Return the material exactly, first line through the line containing "0.825, 0.850, 0.875];", and nothing more. Pictures stay out.
↓↓↓
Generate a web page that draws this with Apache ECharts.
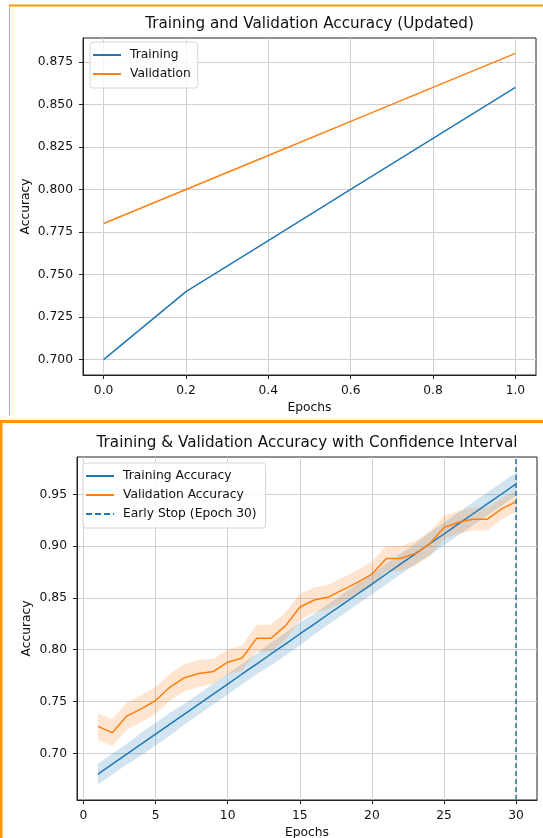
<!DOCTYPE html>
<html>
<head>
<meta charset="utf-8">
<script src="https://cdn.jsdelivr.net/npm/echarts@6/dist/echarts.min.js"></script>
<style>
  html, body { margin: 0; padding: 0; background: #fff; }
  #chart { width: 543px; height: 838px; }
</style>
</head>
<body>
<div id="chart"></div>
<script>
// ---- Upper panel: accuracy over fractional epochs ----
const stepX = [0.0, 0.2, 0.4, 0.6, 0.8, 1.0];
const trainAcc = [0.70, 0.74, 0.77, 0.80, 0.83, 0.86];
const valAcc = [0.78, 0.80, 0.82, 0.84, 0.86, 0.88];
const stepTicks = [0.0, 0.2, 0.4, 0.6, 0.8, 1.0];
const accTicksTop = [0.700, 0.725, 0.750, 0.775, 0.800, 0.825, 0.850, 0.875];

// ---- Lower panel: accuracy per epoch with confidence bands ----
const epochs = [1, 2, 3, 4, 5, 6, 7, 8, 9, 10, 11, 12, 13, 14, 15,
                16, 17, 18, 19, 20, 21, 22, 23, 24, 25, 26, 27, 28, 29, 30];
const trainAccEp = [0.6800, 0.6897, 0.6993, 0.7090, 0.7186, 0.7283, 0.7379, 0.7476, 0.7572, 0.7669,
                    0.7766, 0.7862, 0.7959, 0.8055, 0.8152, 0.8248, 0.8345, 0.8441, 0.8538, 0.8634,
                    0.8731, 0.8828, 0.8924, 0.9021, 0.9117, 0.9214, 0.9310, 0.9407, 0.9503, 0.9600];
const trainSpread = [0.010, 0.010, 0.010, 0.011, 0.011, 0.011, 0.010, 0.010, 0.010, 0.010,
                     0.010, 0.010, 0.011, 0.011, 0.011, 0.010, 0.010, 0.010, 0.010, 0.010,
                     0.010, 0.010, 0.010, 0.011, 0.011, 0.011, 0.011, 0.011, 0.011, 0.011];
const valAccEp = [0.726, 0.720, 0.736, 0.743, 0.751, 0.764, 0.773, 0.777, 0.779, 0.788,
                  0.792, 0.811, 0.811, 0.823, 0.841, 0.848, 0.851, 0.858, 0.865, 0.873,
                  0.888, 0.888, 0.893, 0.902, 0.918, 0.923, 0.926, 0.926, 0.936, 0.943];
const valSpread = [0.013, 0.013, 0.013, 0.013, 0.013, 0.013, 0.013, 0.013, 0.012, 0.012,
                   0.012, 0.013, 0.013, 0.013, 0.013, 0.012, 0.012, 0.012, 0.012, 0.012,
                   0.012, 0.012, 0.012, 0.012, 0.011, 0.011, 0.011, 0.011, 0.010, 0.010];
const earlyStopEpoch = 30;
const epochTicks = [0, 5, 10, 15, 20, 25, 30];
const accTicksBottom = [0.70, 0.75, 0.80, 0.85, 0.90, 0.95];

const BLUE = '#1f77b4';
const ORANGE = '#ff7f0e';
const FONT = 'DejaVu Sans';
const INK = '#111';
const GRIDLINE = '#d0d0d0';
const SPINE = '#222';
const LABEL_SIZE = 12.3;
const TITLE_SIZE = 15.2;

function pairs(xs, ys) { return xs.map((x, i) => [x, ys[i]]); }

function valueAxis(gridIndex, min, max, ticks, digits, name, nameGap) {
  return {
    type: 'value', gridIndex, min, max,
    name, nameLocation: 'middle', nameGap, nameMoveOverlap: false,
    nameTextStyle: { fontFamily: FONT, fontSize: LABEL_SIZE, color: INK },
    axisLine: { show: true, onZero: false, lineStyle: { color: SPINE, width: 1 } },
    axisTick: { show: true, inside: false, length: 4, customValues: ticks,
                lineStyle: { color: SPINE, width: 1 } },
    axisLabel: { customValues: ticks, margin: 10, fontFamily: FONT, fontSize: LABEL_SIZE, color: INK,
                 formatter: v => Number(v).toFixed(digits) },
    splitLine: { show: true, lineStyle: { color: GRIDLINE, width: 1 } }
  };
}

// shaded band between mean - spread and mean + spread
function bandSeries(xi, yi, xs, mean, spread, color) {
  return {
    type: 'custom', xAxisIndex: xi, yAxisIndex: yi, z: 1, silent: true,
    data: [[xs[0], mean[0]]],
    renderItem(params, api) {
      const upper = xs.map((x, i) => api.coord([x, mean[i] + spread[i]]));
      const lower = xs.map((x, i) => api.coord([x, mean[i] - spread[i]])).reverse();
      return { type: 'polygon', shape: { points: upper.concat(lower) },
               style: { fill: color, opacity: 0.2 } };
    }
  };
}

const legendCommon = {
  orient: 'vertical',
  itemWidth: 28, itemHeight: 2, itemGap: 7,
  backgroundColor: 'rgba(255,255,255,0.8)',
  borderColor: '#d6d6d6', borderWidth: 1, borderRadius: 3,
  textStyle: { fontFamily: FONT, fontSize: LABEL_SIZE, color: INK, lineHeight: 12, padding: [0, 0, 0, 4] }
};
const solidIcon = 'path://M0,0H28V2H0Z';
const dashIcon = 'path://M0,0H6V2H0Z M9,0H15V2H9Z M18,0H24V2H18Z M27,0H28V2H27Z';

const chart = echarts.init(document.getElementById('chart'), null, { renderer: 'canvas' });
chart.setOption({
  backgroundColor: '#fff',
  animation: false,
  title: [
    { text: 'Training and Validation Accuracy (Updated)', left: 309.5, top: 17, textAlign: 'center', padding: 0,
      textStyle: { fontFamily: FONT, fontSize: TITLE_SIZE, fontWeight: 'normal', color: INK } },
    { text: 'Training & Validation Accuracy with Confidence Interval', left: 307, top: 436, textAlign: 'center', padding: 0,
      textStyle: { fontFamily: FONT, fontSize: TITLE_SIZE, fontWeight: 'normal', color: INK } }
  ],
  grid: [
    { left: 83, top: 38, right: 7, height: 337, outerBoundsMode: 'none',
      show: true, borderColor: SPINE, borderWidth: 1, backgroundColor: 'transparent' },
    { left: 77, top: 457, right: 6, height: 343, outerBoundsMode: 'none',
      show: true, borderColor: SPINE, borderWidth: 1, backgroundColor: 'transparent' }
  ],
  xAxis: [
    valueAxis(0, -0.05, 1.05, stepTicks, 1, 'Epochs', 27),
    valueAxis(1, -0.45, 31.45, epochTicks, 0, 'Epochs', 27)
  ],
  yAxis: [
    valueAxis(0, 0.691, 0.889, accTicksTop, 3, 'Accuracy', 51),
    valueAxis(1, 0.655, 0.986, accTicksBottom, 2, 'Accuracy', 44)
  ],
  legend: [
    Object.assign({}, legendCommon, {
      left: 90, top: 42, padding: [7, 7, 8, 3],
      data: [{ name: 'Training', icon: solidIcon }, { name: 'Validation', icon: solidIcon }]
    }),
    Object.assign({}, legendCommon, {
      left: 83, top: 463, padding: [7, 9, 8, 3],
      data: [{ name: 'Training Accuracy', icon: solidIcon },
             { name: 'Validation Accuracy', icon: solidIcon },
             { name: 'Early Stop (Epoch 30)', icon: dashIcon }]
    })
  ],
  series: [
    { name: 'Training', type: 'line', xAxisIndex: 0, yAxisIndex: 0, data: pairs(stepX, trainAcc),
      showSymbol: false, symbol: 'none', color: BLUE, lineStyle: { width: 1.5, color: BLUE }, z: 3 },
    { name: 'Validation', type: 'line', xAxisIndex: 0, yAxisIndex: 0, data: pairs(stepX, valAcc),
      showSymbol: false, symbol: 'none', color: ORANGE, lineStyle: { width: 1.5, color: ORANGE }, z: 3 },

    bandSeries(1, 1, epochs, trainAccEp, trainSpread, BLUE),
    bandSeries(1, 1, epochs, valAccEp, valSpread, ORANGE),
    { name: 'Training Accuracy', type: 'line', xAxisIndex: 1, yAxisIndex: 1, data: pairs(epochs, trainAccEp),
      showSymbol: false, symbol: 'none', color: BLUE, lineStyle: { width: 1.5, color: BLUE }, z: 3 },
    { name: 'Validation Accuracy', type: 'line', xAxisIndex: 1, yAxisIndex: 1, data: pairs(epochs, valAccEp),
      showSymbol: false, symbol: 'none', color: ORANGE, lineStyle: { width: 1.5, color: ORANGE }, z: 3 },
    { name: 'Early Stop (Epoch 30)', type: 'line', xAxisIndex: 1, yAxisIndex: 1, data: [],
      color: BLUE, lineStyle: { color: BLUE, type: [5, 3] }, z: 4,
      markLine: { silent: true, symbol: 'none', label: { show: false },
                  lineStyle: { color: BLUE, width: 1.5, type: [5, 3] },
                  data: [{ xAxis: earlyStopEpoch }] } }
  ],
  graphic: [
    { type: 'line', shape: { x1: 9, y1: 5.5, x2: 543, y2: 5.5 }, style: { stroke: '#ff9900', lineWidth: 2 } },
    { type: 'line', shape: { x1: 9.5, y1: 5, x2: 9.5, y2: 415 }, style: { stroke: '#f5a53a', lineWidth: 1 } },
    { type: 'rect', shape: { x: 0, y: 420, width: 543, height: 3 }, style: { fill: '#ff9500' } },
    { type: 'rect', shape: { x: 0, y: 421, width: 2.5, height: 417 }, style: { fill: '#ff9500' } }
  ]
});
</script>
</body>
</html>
↑↑↑
Result:
Generate a web page that draws this with Apache ECharts.
<!DOCTYPE html>
<html>
<head>
<meta charset="utf-8">
<script src="https://cdn.jsdelivr.net/npm/echarts@6/dist/echarts.min.js"></script>
<style>
  html, body { margin: 0; padding: 0; background: #fff; }
  #chart { width: 543px; height: 838px; }
</style>
</head>
<body>
<div id="chart"></div>
<script>
// ---- Upper panel: accuracy over fractional epochs ----
const stepX = [0.0, 0.2, 0.4, 0.6, 0.8, 1.0];
const trainAcc = [0.70, 0.74, 0.77, 0.80, 0.83, 0.86];
const valAcc = [0.78, 0.80, 0.82, 0.84, 0.86, 0.88];
const stepTicks = [0.0, 0.2, 0.4, 0.6, 0.8, 1.0];
const accTicksTop = [0.700, 0.725, 0.750, 0.775, 0.800, 0.825, 0.850, 0.875];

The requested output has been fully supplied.